A draft constitution, released on July 19 by the select committee of Parliament on the New Constitution (Copac) is currently awaiting approval from the three political parties at the negotiating table, Zanu-PF, and two formations of the MDC: the MDC and MDC-T.
While the MDC’s Morgan Tsvangarai is reported to have said on Saturday that the draft constitution is "the best document so far since 1896", Moyo said at a briefing convened by the Institute of Democracy in South Africa (Idasa) on Tuesday that, "this is not a draft constitution, it is a political pamphlet".
He described the document as a collation and cut and paste of ideas from the constitutions of various other countries, from South Sudan, Kenya to South Africa. His chief complaint against the draft is the extent of separation of powers it envisages.
While cloaking reform in language of an administrative "devolution of powers," the draft curtails the powers of the executive in relation to the legislature and judiciary. It also limits central control at a regional level.
"While recognising that Zimbabwe is a unitary state, it proceeds to turn it into a federal state," he said.
Moyo believes federal states are only workable where the central state was formed from regional political entities such as in the United States. But in Zimbabwe, provinces were created by the state as administrative regions.

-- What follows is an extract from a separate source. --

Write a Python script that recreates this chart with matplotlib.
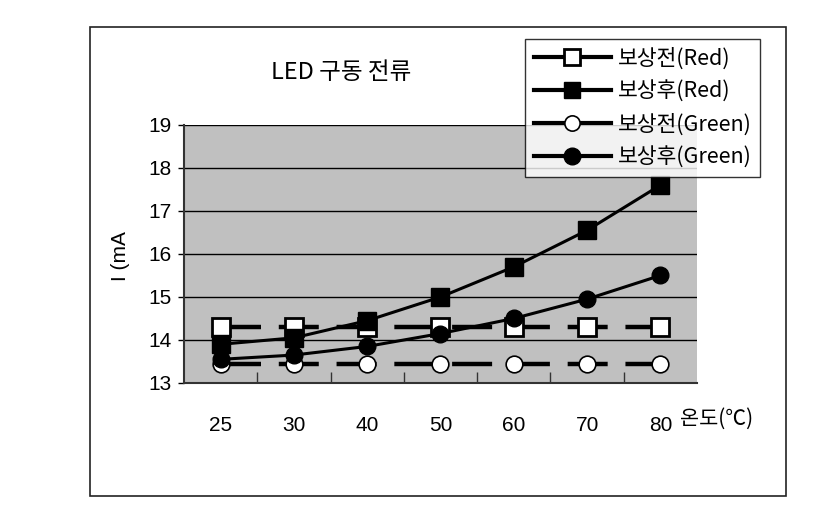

Moyo also criticised the continued presence of the Southern African Development Community (SADC) in the coalition government. He compared it to a marriage counsellor who refuses to leave the bedroom of a couple that he has just advised. "The relationship has not been consummated because there is a stranger in the bedroom," he said.
He contrasted this interventionist style with Kofi Annan’s efforts to form a unity government in Kenya in 2008. After setting up the government, Annan rightly left Kenya to "get on with governance".

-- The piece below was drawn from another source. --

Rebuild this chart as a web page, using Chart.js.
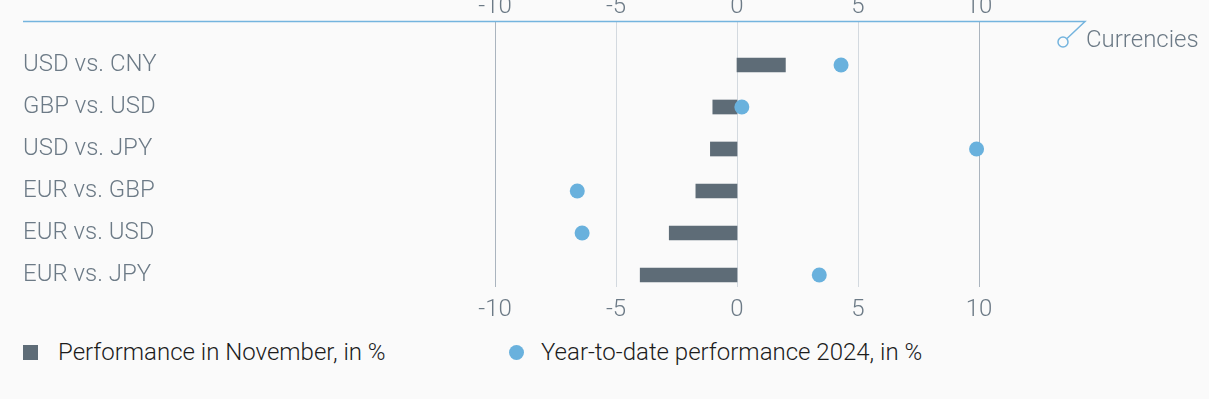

Moyo attacked the informal negotiating forum of the country's Global Political Agreement as having undermined institutional structures of governance. Because high level political discussions by-passed Cabinet, the ministries and parastatals ordinarily guided by it have been running on "autopilot".
"We have become a do-it-yourself society," he said.
Moyo conceded to faction-like differences within Zanu-PF. But he said that the party’s liberation movement ideology inevitably promotes unity. "If we were a party of factions," he said, "we would not spend 18 hours on this issue because there would be blood on the floor."
But Moyo praised the agreement's role in the relationship shift between the three political parties from one of "sworn enemies to political opponents". He said this redefined relationship holds promising prospects for the smooth running of the upcoming national elections.
Moyo said Zanu-PF would like elections to be held sooner rather than later. He cited as reasons to have the elections quite soon, "the need to resolve the dysfunctionality of the political agreement and to avoid the rainy months of March".